* Written instruction
Each line containing the word "matplotlib" needs to be copied.
================
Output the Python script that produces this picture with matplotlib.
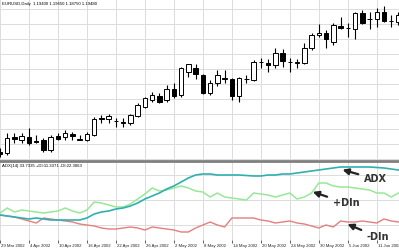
import matplotlib
matplotlib.use("Agg")
import matplotlib.pyplot as plt
from matplotlib.transforms import offset_copy
from matplotlib import font_manager
import numpy as np

# ---- data ----
opens = [0.8700, 0.8694, 0.8790, 0.8772, 0.8790, 0.8766, 0.8772, 0.8712, 0.8796, 0.8790,
         0.8808, 0.8778, 0.8772, 0.8802, 0.8904, 0.8898, 0.8886, 0.8880, 0.8874, 0.8916,
         0.8970, 0.9012, 0.9036, 0.9012, 0.9078, 0.9042, 0.9180, 0.9204, 0.9162, 0.9054,
         0.9114, 0.9147, 0.9138, 0.9036, 0.9138, 0.9132, 0.9240, 0.9234, 0.9222, 0.9294,
         0.9240, 0.9237, 0.9234, 0.9324, 0.9402, 0.9414, 0.9360, 0.9456, 0.9444, 0.9438,
         0.9534, 0.9498, 0.9498, 0.9540, 0.9486, 0.9480]
highs = [0.8724, 0.8814, 0.8814, 0.8814, 0.8844, 0.8802, 0.8784, 0.8802, 0.8814, 0.8832,
         0.8820, 0.8802, 0.8820, 0.8910, 0.8922, 0.8928, 0.8904, 0.8904, 0.8928, 0.8994,
         0.9030, 0.9060, 0.9054, 0.9102, 0.9114, 0.9210, 0.9222, 0.9228, 0.9168, 0.9132,
         0.9192, 0.9192, 0.9144, 0.9150, 0.9162, 0.9252, 0.9264, 0.9258, 0.9324, 0.9318,
         0.9264, 0.9258, 0.9354, 0.9414, 0.9468, 0.9432, 0.9474, 0.9510, 0.9474, 0.9540,
         0.9552, 0.9540, 0.9564, 0.9576, 0.9522, 0.9540]
lows = [0.8670, 0.8682, 0.8754, 0.8754, 0.8742, 0.8754, 0.8700, 0.8700, 0.8772, 0.8772,
        0.8772, 0.8772, 0.8766, 0.8796, 0.8874, 0.8874, 0.8850, 0.8850, 0.8862, 0.8910,
        0.8964, 0.9000, 0.8994, 0.9000, 0.9024, 0.9030, 0.9150, 0.9138, 0.9048, 0.9042,
        0.9096, 0.9114, 0.9012, 0.9000, 0.9114, 0.9126, 0.9204, 0.9180, 0.9204, 0.9210,
        0.9180, 0.9204, 0.9228, 0.9312, 0.9390, 0.9324, 0.9342, 0.9438, 0.9390, 0.9378,
        0.9468, 0.9438, 0.9450, 0.9480, 0.9450, 0.9462]
closes = [0.8688, 0.8784, 0.8778, 0.8796, 0.8754, 0.8760, 0.8712, 0.8790, 0.8778, 0.8814,
          0.8796, 0.8775, 0.8808, 0.8898, 0.8901, 0.8916, 0.8886, 0.8877, 0.8922, 0.8982,
          0.9024, 0.9042, 0.9000, 0.9078, 0.9036, 0.9204, 0.9228, 0.9168, 0.9054, 0.9114,
          0.9162, 0.9141, 0.9036, 0.9144, 0.9138, 0.9240, 0.9240, 0.9222, 0.9294, 0.9246,
          0.9240, 0.9237, 0.9324, 0.9402, 0.9414, 0.9378, 0.9462, 0.9444, 0.9444, 0.9534,
          0.9474, 0.9498, 0.9540, 0.9486, 0.9486, 0.9522]

adx = [14.0, 13.6, 13.2, 12.8, 12.4, 12.8, 12.4, 12.0, 12.0, 12.0,
       12.0, 12.0, 12.8, 14.4, 15.2, 15.6, 16.4, 16.8, 17.6, 18.8,
       20.4, 21.6, 22.8, 24.4, 25.6, 27.2, 28.8, 30.0, 30.4, 30.4,
       30.0, 30.0, 30.0, 30.0, 29.8, 29.6, 29.6, 30.0, 30.0, 30.4,
       30.4, 30.8, 31.2, 31.6, 32.0, 32.4, 32.8, 33.2, 33.2, 33.2,
       33.2, 33.2, 33.0, 32.8, 32.4, 32.0]
plus_di = [14.8, 16.8, 15.2, 16.0, 15.6, 15.2, 14.8, 15.2, 15.6, 16.8,
           15.6, 14.8, 16.0, 19.2, 18.8, 18.0, 17.2, 17.2, 18.4, 20.4,
           22.4, 24.8, 23.6, 24.0, 24.8, 25.6, 24.8, 23.6, 23.2, 21.2,
           22.8, 21.2, 20.8, 20.4, 20.0, 22.8, 22.4, 22.0, 21.2, 22.0,
           22.8, 20.4, 21.2, 22.8, 26.8, 26.8, 25.6, 25.2, 25.2, 24.8,
           24.4, 24.0, 22.8, 22.8, 21.2, 22.8]
minus_di = [14.0, 13.6, 13.2, 12.4, 11.6, 10.8, 12.8, 12.4, 12.0, 11.6,
            11.2, 10.4, 10.0, 9.6, 8.8, 8.4, 8.4, 8.8, 9.2, 8.8,
            8.0, 9.2, 8.8, 8.4, 8.0, 7.2, 7.2, 8.8, 10.0, 11.2,
            10.0, 9.2, 12.8, 12.8, 12.8, 12.8, 12.0, 11.6, 10.8, 11.2,
            11.6, 10.8, 10.4, 9.6, 8.8, 10.0, 9.2, 11.6, 11.2, 11.2,
            11.6, 11.2, 10.8, 12.4, 11.6, 11.2]

tick_labels = ['29 Mar 2002', '4 Apr 2002', '10 Apr 2002', '16 Apr 2002', '22 Apr 2002',
               '26 Apr 2002', '2 May 2002', '8 May 2002', '14 May 2002', '20 May 2002',
               '24 May 2002', '30 May 2002', '5 Jun 2002', '11 Jun 2002']
bars_per_tick = 4

title_text = 'EURUSD,Daily  1.19400 1.19650 1.18750 1.19480'
ind_text = 'ADX(14) 33.7335 +DI:11.3371 -DI:22.3063'

installed = {f.name for f in font_manager.fontManager.ttflist}
small_family = ['Liberation Sans Narrow'] if 'Liberation Sans Narrow' in installed else ['Liberation Sans']
small_size = 3.7 if small_family[0] == 'Liberation Sans Narrow' else 3.1

# ---- figure ----
W, H = 399, 250
fig = plt.figure(figsize=(W / 100, H / 100), dpi=100)
ax1 = fig.add_axes([0, 90 / H, 1, 160 / H])
ax2 = fig.add_axes([0, 10 / H, 1, 78 / H])

n = len(closes)
x = np.arange(n)
tick_pos = np.arange(0, n, bars_per_tick)[:len(tick_labels)]
xlim = (0.034, 55.07)
grid_col = '#dcdcdc'

for ax in (ax1, ax2):
    ax.set_xlim(*xlim)
    for s in ax.spines.values():
        s.set_visible(False)
    ax.set_xticks(tick_pos)
    ax.grid(True, color=grid_col, lw=0.7)
    ax.set_axisbelow(True)
    ax.tick_params(left=False, labelleft=False)

ax1.set_ylim(0.8652, 0.9612)
ax1.set_yticks(np.arange(0.8660, 0.9612, 0.0090))
ax1.tick_params(bottom=False, labelbottom=False)

bw = 0.62
for i in range(n):
    o, h, l, c = opens[i], highs[i], lows[i], closes[i]
    ax1.vlines(x[i], l, h, color='black', lw=0.8, zorder=2)
    lo, hi = min(o, c), max(o, c)
    hgt = max(hi - lo, 0.00008)
    face = 'white' if c >= o else 'black'
    ax1.add_patch(plt.Rectangle((x[i] - bw / 2, lo), bw, hgt, facecolor=face,
                                edgecolor='black', lw=0.7, zorder=3))

ax1.text(0.004, 0.985, title_text, transform=ax1.transAxes, fontsize=small_size,
         family=small_family, va='top', ha='left', color='black')

# indicator panel
ax2.set_ylim(4.0, 35.2)
ax2.set_yticks([10, 20, 30])
ax2.plot(x, minus_di, color='#e57e7e', lw=1.0)
ax2.plot(x, plus_di, color='#98e898', lw=1.1)
ax2.plot(x, adx, color='#2fb0b0', lw=1.2)
ax2.text(0.004, 0.98, ind_text, transform=ax2.transAxes, fontsize=small_size,
         family=small_family, va='top', ha='left', color='black')

ax2.tick_params(axis='x', length=2, width=0.6, color='#444444', pad=1.5)
ax2.set_xticklabels([])
lab_tr = offset_copy(ax2.get_xaxis_transform(), fig=fig, x=1, y=-2, units='dots')
for p, lab in zip(tick_pos, tick_labels):
    ax2.text(p, -0.02, lab, transform=lab_tr, fontsize=small_size, family=small_family,
             ha='left', va='top', color='#222222')
ax2.axhline(4.0, color='#888888', lw=0.6)

# divider between panels
fig.add_artist(plt.Line2D([0, 1], [89 / H, 89 / H], color='#7f7f7f', lw=2.0))

# annotations
arrow_kw = dict(arrowstyle='-|>,head_length=0.5,head_width=0.25', color='#222222', lw=1.6)
ax2.annotate('ADX', xy=(46.9, 32.4), xytext=(50.2, 28.4), fontsize=7, fontweight='bold',
             color='#333333', ha='left', va='center', arrowprops=arrow_kw)
ax2.annotate('+DIn', xy=(42.8, 23.6), xytext=(45.9, 18.8), fontsize=7, fontweight='bold',
             color='#333333', ha='left', va='center', arrowprops=arrow_kw)
ax2.annotate('-DIn', xy=(47.6, 10.8), xytext=(50.6, 5.2), fontsize=7, fontweight='bold',
             color='#333333', ha='left', va='center', arrowprops=arrow_kw)

fig.savefig('out.png', dpi=100)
================
* Final result
Output the Python script that produces this picture with matplotlib.
import matplotlib
matplotlib.use("Agg")
import matplotlib.pyplot as plt
from matplotlib.transforms import offset_copy
from matplotlib import font_manager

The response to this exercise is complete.